Blindfoldedmonkey

Friday, 28 March 2014

CLASHES OF TWO CULTURES. TECHNICIANS VS. FUNDAMENTALS

In other words I can say speculators versus investors. Both schools believe their own rules and totally ignore the other school ideas. I would say I am more fundamental, but sometimes I use technical analysis too and I have serious concerns about the daytrading and scalping because in this trading strategy only the bookmaker/your broker makes significant size of money.

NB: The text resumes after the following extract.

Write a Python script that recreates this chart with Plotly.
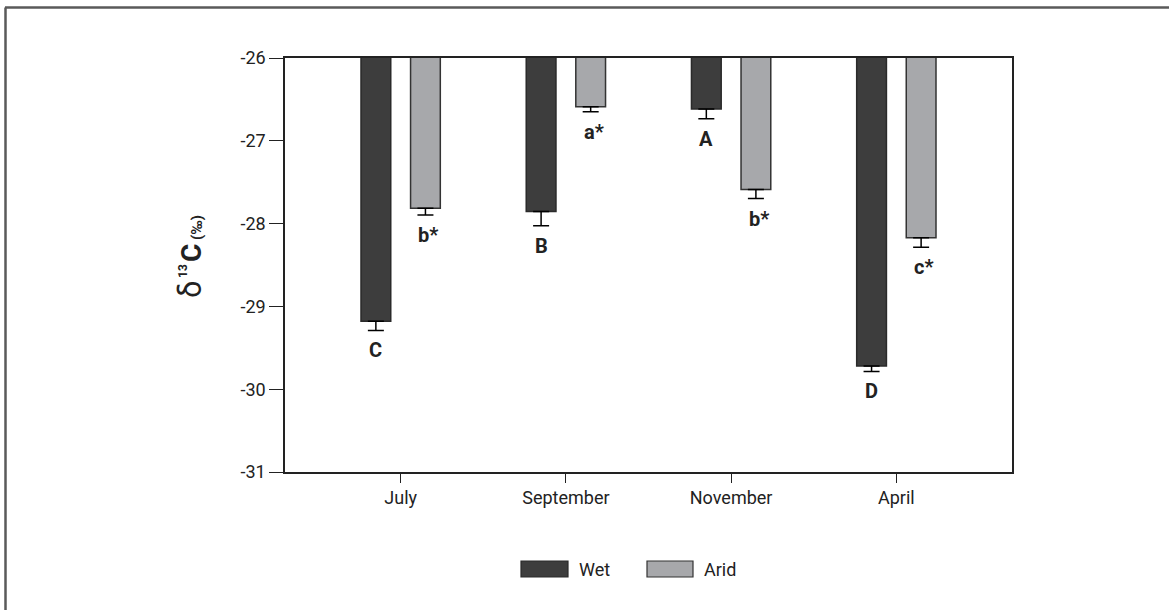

Why am I not technician? I have some arguments below and I hope this list help you understand better my approach:

  1. Show me any billionaire in this business who is solely technician. All the great legendary investors are more fundamentals like Soros, Buffett, Paul Johnson, Peter Lynch, Jesse Livermore. 
  2. Before the computerisation age of ’70s there were many thousands of profitable traders and they used only their pencil and a piece of paper.
  3. The worst technicians are the daytraders and scalpers. They pay a huge amount of money for commission and as the old rule says „Nobody can serve two masters” You want to pay high commission or you want to make nice performance? Both doesn’t work at the same time.
  4. The fast get in get out technician approach says we can predict the future, but it is a crap. Nobody knows what holds the future, we all are just guessing. Financial markets are far more complex than we could imagine. 
  5. I met with thousands of technical traders and what I saw they are fully convinced by their system and if it goes wrong they start to blame the market not the system. 
  6. The short term speculation, the basic part of technicians couldn’t work. It is impossible to forecast the short term market fluctuations.
  7. Investing not a science so I guess the computer doesn’t help at all in this process. 
  8. Long-term investors must be more philosophers rather than technicians.

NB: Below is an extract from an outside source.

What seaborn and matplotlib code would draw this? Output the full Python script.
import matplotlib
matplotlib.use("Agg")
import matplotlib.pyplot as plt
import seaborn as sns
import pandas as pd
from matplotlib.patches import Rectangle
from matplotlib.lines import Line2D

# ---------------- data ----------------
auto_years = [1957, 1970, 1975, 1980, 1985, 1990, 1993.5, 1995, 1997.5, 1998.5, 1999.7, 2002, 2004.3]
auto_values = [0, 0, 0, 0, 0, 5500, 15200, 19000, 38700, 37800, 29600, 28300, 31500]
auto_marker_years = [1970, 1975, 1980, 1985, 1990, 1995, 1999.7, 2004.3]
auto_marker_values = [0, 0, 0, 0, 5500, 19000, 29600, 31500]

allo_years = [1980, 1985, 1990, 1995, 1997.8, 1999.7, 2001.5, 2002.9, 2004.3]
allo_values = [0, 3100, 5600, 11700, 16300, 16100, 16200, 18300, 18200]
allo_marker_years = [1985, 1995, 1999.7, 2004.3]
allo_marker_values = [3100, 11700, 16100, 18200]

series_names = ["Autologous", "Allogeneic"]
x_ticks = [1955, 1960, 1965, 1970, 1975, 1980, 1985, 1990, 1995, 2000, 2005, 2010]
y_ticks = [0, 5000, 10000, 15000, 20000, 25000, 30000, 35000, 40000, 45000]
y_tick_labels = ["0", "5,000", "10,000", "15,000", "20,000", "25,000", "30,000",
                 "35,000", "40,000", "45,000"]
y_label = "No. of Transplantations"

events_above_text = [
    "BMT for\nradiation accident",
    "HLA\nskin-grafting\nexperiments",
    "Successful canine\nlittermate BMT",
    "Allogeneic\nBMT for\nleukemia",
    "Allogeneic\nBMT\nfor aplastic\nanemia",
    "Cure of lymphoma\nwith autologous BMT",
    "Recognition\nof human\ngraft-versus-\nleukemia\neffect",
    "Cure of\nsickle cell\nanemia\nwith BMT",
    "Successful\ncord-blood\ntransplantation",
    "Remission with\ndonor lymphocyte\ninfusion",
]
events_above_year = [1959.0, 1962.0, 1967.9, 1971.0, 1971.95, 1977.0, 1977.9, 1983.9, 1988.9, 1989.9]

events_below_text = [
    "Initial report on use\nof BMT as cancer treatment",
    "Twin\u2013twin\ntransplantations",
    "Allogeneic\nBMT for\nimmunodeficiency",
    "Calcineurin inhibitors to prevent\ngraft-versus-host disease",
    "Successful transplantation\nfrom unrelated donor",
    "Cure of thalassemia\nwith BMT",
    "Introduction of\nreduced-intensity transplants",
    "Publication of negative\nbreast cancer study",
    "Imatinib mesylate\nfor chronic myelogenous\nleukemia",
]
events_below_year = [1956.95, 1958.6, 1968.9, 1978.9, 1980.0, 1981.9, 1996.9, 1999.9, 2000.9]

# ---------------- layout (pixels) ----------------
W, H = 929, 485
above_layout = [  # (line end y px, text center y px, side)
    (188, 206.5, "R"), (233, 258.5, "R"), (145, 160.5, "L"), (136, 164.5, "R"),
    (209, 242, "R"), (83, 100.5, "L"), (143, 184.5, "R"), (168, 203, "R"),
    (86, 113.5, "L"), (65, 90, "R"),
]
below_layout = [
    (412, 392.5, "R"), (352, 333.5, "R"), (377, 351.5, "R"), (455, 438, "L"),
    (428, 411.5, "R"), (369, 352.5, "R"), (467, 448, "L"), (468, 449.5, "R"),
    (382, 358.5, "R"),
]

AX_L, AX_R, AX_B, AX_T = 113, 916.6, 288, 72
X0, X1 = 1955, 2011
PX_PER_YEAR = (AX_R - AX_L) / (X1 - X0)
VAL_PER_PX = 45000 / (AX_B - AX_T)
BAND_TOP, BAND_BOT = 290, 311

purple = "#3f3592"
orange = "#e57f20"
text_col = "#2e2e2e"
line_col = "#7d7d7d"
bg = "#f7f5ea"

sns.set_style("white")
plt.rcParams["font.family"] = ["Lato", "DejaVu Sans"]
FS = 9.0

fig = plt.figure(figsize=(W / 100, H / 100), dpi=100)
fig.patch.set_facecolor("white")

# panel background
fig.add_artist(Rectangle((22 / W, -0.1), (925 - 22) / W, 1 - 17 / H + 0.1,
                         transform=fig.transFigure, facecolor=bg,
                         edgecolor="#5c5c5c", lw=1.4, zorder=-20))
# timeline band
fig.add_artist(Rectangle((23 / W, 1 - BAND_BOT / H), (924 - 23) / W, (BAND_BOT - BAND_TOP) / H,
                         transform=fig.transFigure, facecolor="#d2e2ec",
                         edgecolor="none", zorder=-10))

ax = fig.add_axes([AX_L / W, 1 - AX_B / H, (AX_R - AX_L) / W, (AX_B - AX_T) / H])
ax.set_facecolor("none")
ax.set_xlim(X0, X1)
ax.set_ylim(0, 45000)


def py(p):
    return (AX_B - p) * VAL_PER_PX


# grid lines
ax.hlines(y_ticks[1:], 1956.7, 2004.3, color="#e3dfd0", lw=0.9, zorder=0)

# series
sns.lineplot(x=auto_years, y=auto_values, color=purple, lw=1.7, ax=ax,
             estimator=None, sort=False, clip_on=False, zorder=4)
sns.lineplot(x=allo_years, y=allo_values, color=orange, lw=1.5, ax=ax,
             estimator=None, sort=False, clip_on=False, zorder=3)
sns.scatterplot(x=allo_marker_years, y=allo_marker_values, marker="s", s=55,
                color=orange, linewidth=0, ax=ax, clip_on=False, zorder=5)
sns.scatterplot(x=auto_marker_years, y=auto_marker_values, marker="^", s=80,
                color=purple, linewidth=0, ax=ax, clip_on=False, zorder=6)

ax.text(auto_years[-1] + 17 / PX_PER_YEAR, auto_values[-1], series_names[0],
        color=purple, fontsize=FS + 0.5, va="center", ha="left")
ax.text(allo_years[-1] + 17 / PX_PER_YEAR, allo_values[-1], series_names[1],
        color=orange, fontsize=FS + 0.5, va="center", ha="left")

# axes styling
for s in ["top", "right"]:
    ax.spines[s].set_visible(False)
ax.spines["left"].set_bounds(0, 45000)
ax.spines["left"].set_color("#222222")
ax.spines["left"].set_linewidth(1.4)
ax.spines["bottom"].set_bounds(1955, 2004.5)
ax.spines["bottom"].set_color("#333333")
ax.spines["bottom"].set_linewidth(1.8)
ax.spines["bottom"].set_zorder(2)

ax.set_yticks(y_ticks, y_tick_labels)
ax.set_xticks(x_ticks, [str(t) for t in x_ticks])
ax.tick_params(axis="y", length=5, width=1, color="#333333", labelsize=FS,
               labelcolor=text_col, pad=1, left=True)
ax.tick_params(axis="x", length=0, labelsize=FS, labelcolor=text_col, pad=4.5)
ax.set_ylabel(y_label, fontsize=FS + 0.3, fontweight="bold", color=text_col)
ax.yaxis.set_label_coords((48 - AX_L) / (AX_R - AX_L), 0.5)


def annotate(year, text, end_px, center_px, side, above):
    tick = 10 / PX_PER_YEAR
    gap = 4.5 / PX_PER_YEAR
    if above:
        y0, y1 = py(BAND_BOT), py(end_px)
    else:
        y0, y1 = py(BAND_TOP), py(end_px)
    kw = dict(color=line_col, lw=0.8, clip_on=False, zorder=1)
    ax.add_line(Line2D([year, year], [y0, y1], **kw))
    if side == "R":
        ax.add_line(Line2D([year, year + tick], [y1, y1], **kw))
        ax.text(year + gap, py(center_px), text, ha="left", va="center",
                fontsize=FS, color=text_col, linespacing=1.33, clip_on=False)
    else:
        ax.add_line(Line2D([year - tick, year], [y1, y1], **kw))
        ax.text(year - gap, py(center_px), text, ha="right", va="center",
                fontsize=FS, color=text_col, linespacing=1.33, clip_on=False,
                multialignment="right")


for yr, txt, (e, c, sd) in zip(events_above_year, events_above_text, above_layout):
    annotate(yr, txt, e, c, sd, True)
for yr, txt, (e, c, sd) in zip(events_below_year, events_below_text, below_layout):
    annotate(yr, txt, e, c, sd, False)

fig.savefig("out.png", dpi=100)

All in all the Wall Street is only a gambling area for many traders, as they use enormous size of computers, different algorithms. But it is still just a financial gambling. For most technicians the stock market is not far from Las Vegas.

The BFM Assets Team.

Thursday, 27 March 2014

LET’S HEAR SOME BUBBLE TALK

After all that US indices are in negative territory YTD. Most analysts are insane and still talking about some kinds of bubbles. I have seen some bubbles in my carrier, but it doesn’t look like a bubble at all. Within few days we close the Q1 2014 and I am sure that all indices will finish this period with losses, no gain so far at all on YTD. The market in March doesn’t move at all. In terms of SP500 the range is pretty broad this year 1840-1880.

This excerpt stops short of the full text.